Пушкин действительно ставит между словами «народ» и «чернь» абсолютный знак равенства. Какой бы смехотворной ни казалась В. С. Соловьеву констатация пушкинского «безвкусия и слабоумия», к тому же в «высочайшей степени», отвергнуть ее уже не получается.
«Трагична правота обеих спорящих сторон и взаимная несправедливость обеих. Трагичен этот хор — „Чернь“, бьющий себя в грудь и требующий духовного хлеба от гения. Трагичен и гений, которому нечего дать его обступившим» 146, — проникновенно писал Вячеслав Иванов, оказавшийся далеко не первым и не последним, кого обаяние пушкинского слога спровоцировало на невольную близорукую фальшь. Обратившись непосредственно к тексту стихотворения, мы видим, что действительно трагическое положение трудового люда, в большинстве своем темного, забитого и душевно исковерканного, не вызывает у поэта ничего, кроме чванного презрения и желчной ненависти, давая ему впридачу повод залюбоваться собой.
Для вящей объективности отметим, что, сообразно своей личной системе ценностей, Пушкин оказывается кругом и несокрушимо прав. Его восторженная любовь к самому себе, пылкая, цельная и безграничная, попросту не оставляла места для чувства солидарности с другими людьми. Если уж он, по свидетельству Мицкевича, не видел повода ненавидеть царя, гноившего на каторге лучших пушкинских друзей, то уж тем более ему не приходилось питать сострадания к простому народу, к этим « противным, как гробы », жалким « рабам нужды ».

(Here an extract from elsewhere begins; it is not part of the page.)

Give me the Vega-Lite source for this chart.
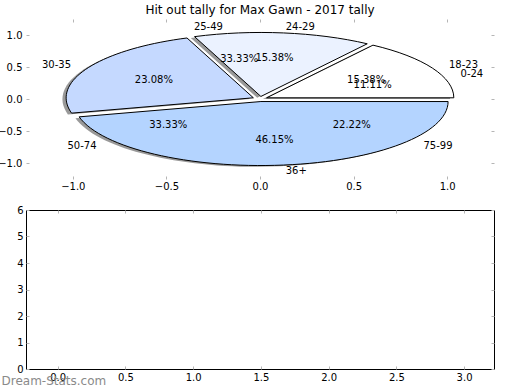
{
  "$schema": "https://vega.github.io/schema/vega-lite/v6.json",
  "title": {"text": "Hit out tally for Max Gawn - 2017 tally", "font": "DejaVu Sans", "fontSize": 12, "fontWeight": "normal", "color": "black", "anchor": "middle", "frame": "group", "baseline": "alphabetic", "offset": -7},
  "padding": {"left": -3, "top": 3, "right": 0, "bottom": 0},
  "spacing": 31,
  "bounds": "flush",
  "vconcat": [
    {
      "width": 468,
      "height": 160,
      "view": {"stroke": null},
      "data": {"values": [
        {"pie": "A", "group": "18-23", "count": 2, "order": 1},
        {"pie": "A", "group": "24-29", "count": 2, "order": 2},
        {"pie": "A", "group": "30-35", "count": 3, "order": 3},
        {"pie": "A", "group": "36+", "count": 6, "order": 4},
        {"pie": "B", "group": "0-24", "count": 1, "order": 1},
        {"pie": "B", "group": "25-49", "count": 3, "order": 2},
        {"pie": "B", "group": "50-74", "count": 3, "order": 3},
        {"pie": "B", "group": "75-99", "count": 2, "order": 4}
      ]},
      "transform": [
        {"window": [{"op": "sum", "field": "count", "as": "cum"}], "groupby": ["pie"], "sort": [{"field": "order"}], "frame": [null, 0]},
        {"joinaggregate": [{"op": "sum", "field": "count", "as": "total"}], "groupby": ["pie"]},
        {"calculate": "2*PI*(datum.cum-datum.count)/datum.total", "as": "a0"},
        {"calculate": "2*PI*datum.cum/datum.total", "as": "a1"},
        {"calculate": "(datum.a0+datum.a1)/2", "as": "am"},
        {"calculate": "0.04*cos(datum.am)", "as": "ex"},
        {"calculate": "0.04*sin(datum.am)", "as": "ey"},
        {"calculate": "'M'+round(10000*datum.ex)/10000+','+round(-3418.8*datum.ey)/10000+'L'+round(10000*(datum.ex+cos(datum.a0)))/10000+','+round(-3418.8*(datum.ey+sin(datum.a0)))/10000+'A1,0.34188,0,'+(datum.a1-datum.a0>PI?1:0)+',0,'+round(10000*(datum.ex+cos(datum.a1)))/10000+','+round(-3418.8*(datum.ey+sin(datum.a1)))/10000+'Z'", "as": "wedge"},
        {"calculate": "datum.ex+0.6*cos(datum.am)", "as": "px"},
        {"calculate": "datum.ey+0.6*sin(datum.am)", "as": "py"},
        {"calculate": "datum.ex+1.1*cos(datum.am)", "as": "lx"},
        {"calculate": "datum.ey+1.1*sin(datum.am)", "as": "ly"},
        {"calculate": "format(100*datum.count/datum.total,'.2f')+'%'", "as": "pct"}
      ],
      "layer": [
        {
          "transform": [{"filter": "datum.pie === 'A'"}],
          "mark": {"type": "point", "filled": true, "fill": "#333333", "opacity": 0.5, "strokeWidth": 0, "size": 140175, "xOffset": -3.7, "yOffset": 1.3},
          "encoding": {
            "x": {"datum": 0, "type": "quantitative", "scale": {"domain": [-1.25, 1.25], "nice": false, "zero": false}, "axis": {"orient": "top", "labels": false, "values": [-1, -0.5, 0, 0.5, 1], "title": null}},
            "y": {"datum": 0, "type": "quantitative", "scale": {"domain": [-1.25, 1.25], "nice": false, "zero": false}, "axis": {"orient": "right", "labels": false, "values": [-1, -0.5, 0, 0.5, 1], "title": null}},
            "shape": {"field": "wedge", "type": "nominal", "scale": null}
          }
        },
        {
          "transform": [{"filter": "datum.pie === 'A'"}],
          "mark": {"type": "point", "filled": true, "opacity": 1, "stroke": "black", "strokeWidth": 1, "size": 140175},
          "encoding": {
            "x": {"datum": 0, "type": "quantitative", "axis": {"orient": "bottom", "values": [-1, -0.5, 0, 0.5, 1], "format": ".1f", "title": null, "labelPadding": 5}},
            "y": {"datum": 0, "type": "quantitative", "axis": {"orient": "left", "values": [-1, -0.5, 0, 0.5, 1], "format": ".1f", "title": null, "labelPadding": 7}},
            "shape": {"field": "wedge", "type": "nominal", "scale": null},
            "color": {"field": "group", "type": "nominal", "scale": {"domain": ["18-23", "24-29", "30-35", "36+"], "range": ["#ffffff", "#ebf2ff", "#c5d9ff", "#b4d4ff"]}, "legend": null}
          }
        },
        {
          "mark": {"type": "text", "font": "DejaVu Sans", "fontSize": 10, "align": "center", "baseline": "middle", "color": "black"},
          "encoding": {
            "x": {"field": "px", "type": "quantitative", "axis": null},
            "y": {"field": "py", "type": "quantitative", "axis": null},
            "text": {"field": "pct"}
          }
        },
        {
          "transform": [{"filter": "datum.lx > 0"}],
          "mark": {"type": "text", "font": "DejaVu Sans", "fontSize": 10, "align": "left", "baseline": "middle", "color": "black"},
          "encoding": {
            "x": {"field": "lx", "type": "quantitative", "axis": null},
            "y": {"field": "ly", "type": "quantitative", "axis": null},
            "text": {"field": "group"}
          }
        },
        {
          "transform": [{"filter": "datum.lx <= 0"}],
          "mark": {"type": "text", "font": "DejaVu Sans", "fontSize": 10, "align": "right", "baseline": "middle", "color": "black"},
          "encoding": {
            "x": {"field": "lx", "type": "quantitative", "axis": null},
            "y": {"field": "ly", "type": "quantitative", "axis": null},
            "text": {"field": "group"}
          }
        }
      ],
      "resolve": {"axis": {"x": "independent", "y": "independent"}}
    },
    {
      "width": 468,
      "height": 159,
      "view": {"stroke": "black", "strokeWidth": 1},
      "data": {"values": [{"x": 0, "y": 0}]},
      "layer": [
        {
          "mark": {"type": "point", "opacity": 0},
          "encoding": {
            "x": {"field": "x", "type": "quantitative", "scale": {"domain": [-0.234, 3.221], "nice": false, "zero": false}, "axis": {"orient": "bottom", "values": [0, 0.5, 1, 1.5, 2, 2.5, 3], "format": ".1f", "labelPadding": 6, "title": "Dream-Stats.com", "titleX": -25, "titleY": 11, "titleAlign": "left", "titleBaseline": "middle", "titleAnchor": null, "titleFont": "DejaVu Sans", "titleFontSize": 12, "titleFontWeight": "normal", "titleColor": "#8a8a8a"}},
            "y": {"field": "y", "type": "quantitative", "scale": {"domain": [0, 6], "nice": false, "zero": false}, "axis": {"orient": "left", "values": [0, 1, 2, 3, 4, 5, 6], "format": "d", "title": null, "labelPadding": 6}}
          }
        },
        {
          "mark": {"type": "point", "opacity": 0},
          "encoding": {
            "x": {"field": "x", "type": "quantitative", "axis": {"orient": "top", "labels": false, "values": [0, 0.5, 1, 1.5, 2, 2.5, 3], "title": null}},
            "y": {"field": "y", "type": "quantitative", "axis": {"orient": "right", "labels": false, "values": [0, 1, 2, 3, 4, 5, 6], "title": null}}
          }
        }
      ],
      "resolve": {"axis": {"x": "independent", "y": "independent"}}
    }
  ],
  "config": {
    "font": "DejaVu Sans",
    "axis": {"labelFont": "DejaVu Sans", "labelFontSize": 10, "labelColor": "black", "tickColor": "#b5b5b5", "tickSize": -3, "tickWidth": 1, "domain": false, "grid": false, "labelFlush": false, "labelOverlap": false}
  }
}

В том, насколько все это делает честь уму и сердцу Пушкина, читатель может разобраться самостоятельно. Гораздо более существенным представляется тот факт, что стержневой пафос стихотворения «Чернь» лежит совсем в другой плоскости, нежели утверждали В. С. Соловьев, А. А. Блок, Б. В. Томашевский, В. Я. Кирпотин, С. М. Бонди, Л. Я. Гинзбург, Ю. В. Лебедев и многие другие. С возмущением отмежевавшись от «непосвященной» «толпы», Пушкин изъявил отнюдь не «стремление „защитить“ поэзию» 147, как выразился Вяч. Иванов, но категорический отказ следовать пожеланиям И. В. Киреевского, а именно, «разделять надежды своего отечества» и «отражать в себе жизнь своего народа».